The Defenders of Shannara: A Perfect Place to Start Your Journey

So it’s been a while since a Shannara series has come out that does not require pre-reading of a couple of books – again, in my opinion. What Terry has done with the Defenders trilogy is excellent because for new readers, they will be able to follow along in any direction: read this recent trilogy, and you’ll be ready to go forward to the upcoming, timeline-ending quartet (*sobs*), or go and catch up on reading Elfstones and Wishsong. Even if you’re just looking to sample what a Brooks experience is like, you’ll find here a representative set of gripping stories that give you a clear insight into what Brooks has achieved in his craft.

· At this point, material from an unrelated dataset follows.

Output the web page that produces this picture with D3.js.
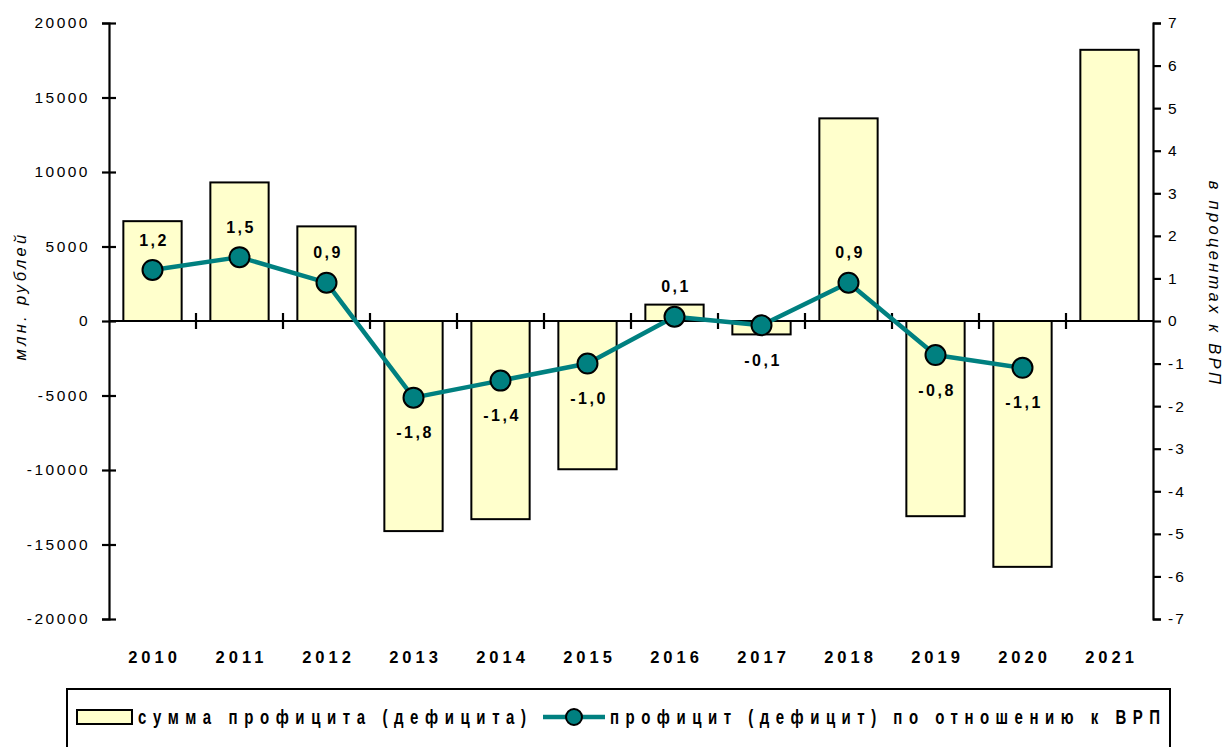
<!DOCTYPE html>
<html>
<head>
<meta charset="utf-8">
<script src="https://cdn.jsdelivr.net/npm/d3@7/dist/d3.min.js"></script>
<style>
  html, body { margin: 0; padding: 0; background: #fff; }
  svg { display: block; }
  text { font-family: "Liberation Sans", Arial, sans-serif; fill: #000; }
</style>
</head>
<body>
<svg id="chart" width="1226" height="747"></svg>
<script>
const years = ["2010","2011","2012","2013","2014","2015","2016","2017","2018","2019","2020","2021"];
const amounts = [6700, 9300, 6350, -14100, -13300, -9950, 1100, -900, 13600, -13100, -16500, 18200];
const shares = [1.2, 1.5, 0.9, -1.8, -1.4, -1.0, 0.1, -0.1, 0.9, -0.8, -1.1, null];
const shareLabels = ["1,2","1,5","0,9","-1,8","-1,4","-1,0","0,1","-0,1","0,9","-0,8","-1,1", null];
const leftTicks = [20000, 15000, 10000, 5000, 0, -5000, -10000, -15000, -20000];
const rightTicks = [7, 6, 5, 4, 3, 2, 1, 0, -1, -2, -3, -4, -5, -6, -7];
const leftTitle = "млн. рублей";
const rightTitle = "в процентах к ВРП";
const legendBar = "сумма профицита (дефицита)";
const legendLine = "профицит (дефицит) по отношению к ВРП";

const svg = d3.select("#chart");
const L = 109, R = 1153, T = 23, B = 619;

const x = d3.scaleBand().domain(years).range([L, R]).paddingInner(0.33).paddingOuter(0.165);
const yL = d3.scaleLinear().domain([-20000, 20000]).range([B, T]);
const yR = d3.scaleLinear().domain([-7, 7]).range([B, T]);
const y0 = yL(0);

// bars
svg.append("g").selectAll("rect").data(amounts).join("rect")
  .attr("x", (d, i) => x(years[i]))
  .attr("width", x.bandwidth())
  .attr("y", d => Math.min(yL(d), y0))
  .attr("height", d => Math.abs(yL(d) - y0))
  .attr("fill", "#FFFFCC")
  .attr("stroke", "#000")
  .attr("stroke-width", 2);

// left axis
const gL = svg.append("g").attr("transform", `translate(${L},0)`)
  .call(d3.axisLeft(yL).tickValues(leftTicks).tickSize(7).tickPadding(12).tickFormat(d => d));
gL.select(".domain").attr("stroke", "#000").attr("stroke-width", 2.2);
gL.selectAll(".tick line").attr("stroke", "#000").attr("stroke-width", 2.2).attr("x1", 7).attr("x2", -7);
gL.selectAll(".tick text").attr("font-size", 15.5).attr("letter-spacing", 2.5)
  .attr("font-family", "Liberation Sans, Arial, sans-serif").attr("fill", "#000");

// right axis
const gR = svg.append("g").attr("transform", `translate(${R},0)`)
  .call(d3.axisRight(yR).tickValues(rightTicks).tickSize(8).tickPadding(7).tickFormat(d => d));
gR.select(".domain").attr("stroke", "#000").attr("stroke-width", 2.2);
gR.selectAll(".tick line").attr("stroke", "#000").attr("stroke-width", 2.2);
gR.selectAll(".tick text").attr("font-size", 15.5).attr("letter-spacing", 2)
  .attr("font-family", "Liberation Sans, Arial, sans-serif").attr("fill", "#000");

// x axis line at zero
svg.append("line").attr("x1", L).attr("x2", R).attr("y1", y0).attr("y2", y0)
  .attr("stroke", "#000").attr("stroke-width", 2.2);
const step = x.step();
svg.append("g").selectAll("line").data(d3.range(1, years.length)).join("line")
  .attr("x1", k => L + k * step).attr("x2", k => L + k * step)
  .attr("y1", y0 - 8).attr("y2", y0 + 8)
  .attr("stroke", "#000").attr("stroke-width", 2.2);

// x labels
svg.append("g").selectAll("text").data(years).join("text")
  .attr("x", d => x(d) + x.bandwidth() / 2 + 2)
  .attr("y", 663)
  .attr("text-anchor", "middle")
  .attr("font-size", 16.5).attr("font-weight", "bold").attr("letter-spacing", 4)
  .text(d => d);

// line
const pts = shares.map((v, i) => ({ v, i })).filter(p => p.v !== null);
const line = d3.line().x(p => x(years[p.i]) + x.bandwidth() / 2).y(p => yR(p.v));
svg.append("path").datum(pts).attr("d", line)
  .attr("fill", "none").attr("stroke", "#008080").attr("stroke-width", 4.5).attr("stroke-linejoin", "round");
svg.append("g").selectAll("circle").data(pts).join("circle")
  .attr("cx", p => x(years[p.i]) + x.bandwidth() / 2)
  .attr("cy", p => yR(p.v))
  .attr("r", 10)
  .attr("fill", "#008080").attr("stroke", "#000").attr("stroke-width", 2);

// data labels
svg.append("g").selectAll("text").data(pts).join("text")
  .attr("x", p => x(years[p.i]) + x.bandwidth() / 2 + 1.5)
  .attr("y", p => yR(p.v) + (p.v >= 0 ? -30 : 35))
  .attr("dy", "0.35em")
  .attr("text-anchor", "middle")
  .attr("font-size", 16).attr("font-weight", "bold").attr("letter-spacing", 2.5)
  .text(p => shareLabels[p.i]);

// axis titles
svg.append("text")
  .attr("transform", "translate(26,296) rotate(-90)")
  .attr("text-anchor", "middle")
  .attr("font-size", 16.5).attr("font-style", "italic").attr("letter-spacing", 3.3)
  .text(leftTitle);
svg.append("text")
  .attr("transform", "translate(1209,284) rotate(90)")
  .attr("text-anchor", "middle")
  .attr("font-size", 16.5).attr("font-style", "italic").attr("letter-spacing", 3.3)
  .text(rightTitle);

// legend
const lg = svg.append("g");
lg.append("rect").attr("x", 67).attr("y", 689).attr("width", 1103).attr("height", 80)
  .attr("fill", "#fff").attr("stroke", "#000").attr("stroke-width", 2);
lg.append("rect").attr("x", 77).attr("y", 710).attr("width", 55).attr("height", 14)
  .attr("fill", "#FFFFCC").attr("stroke", "#000").attr("stroke-width", 2);
lg.append("g").attr("transform", "translate(138,717) scale(1,1.4)")
  .append("text").attr("x", 0).attr("y", 0).attr("dy", "0.35em")
  .attr("font-size", 15).attr("font-weight", "bold")
  .attr("textLength", 388).attr("lengthAdjust", "spacing")
  .text(legendBar);
lg.append("line").attr("x1", 543).attr("x2", 605).attr("y1", 717).attr("y2", 717)
  .attr("stroke", "#008080").attr("stroke-width", 4.5);
lg.append("circle").attr("cx", 574).attr("cy", 717).attr("r", 8)
  .attr("fill", "#008080").attr("stroke", "#000").attr("stroke-width", 2);
lg.append("g").attr("transform", "translate(610,717) scale(1,1.4)")
  .append("text").attr("x", 0).attr("y", 0).attr("dy", "0.35em")
  .attr("font-size", 15).attr("font-weight", "bold")
  .attr("textLength", 550).attr("lengthAdjust", "spacing")
  .text(legendLine);
</script>
</body>
</html>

And while the Defenders trilogy provides a great entry point into the world of the Four Lands from the other side of Terry’s fantastic career, it also will enchant his longtime fans. He’s getting us ready for something big in this four part finale; you can feel it palpably brewing in The Sorcerer’s Daughter. Incidentally, picking favorites is always hard when it comes to a world of imagination that has been my mental furniture since childhood, but it’s my duty as a reviewer to give such commentary. As such, I should say that I think The Sorcerer’s Daughter is the best Shannara novel since The Druid of Shannara, which is my favorite in the series as a whole.

May you greet the dawn with a Terry Brooks book in hand!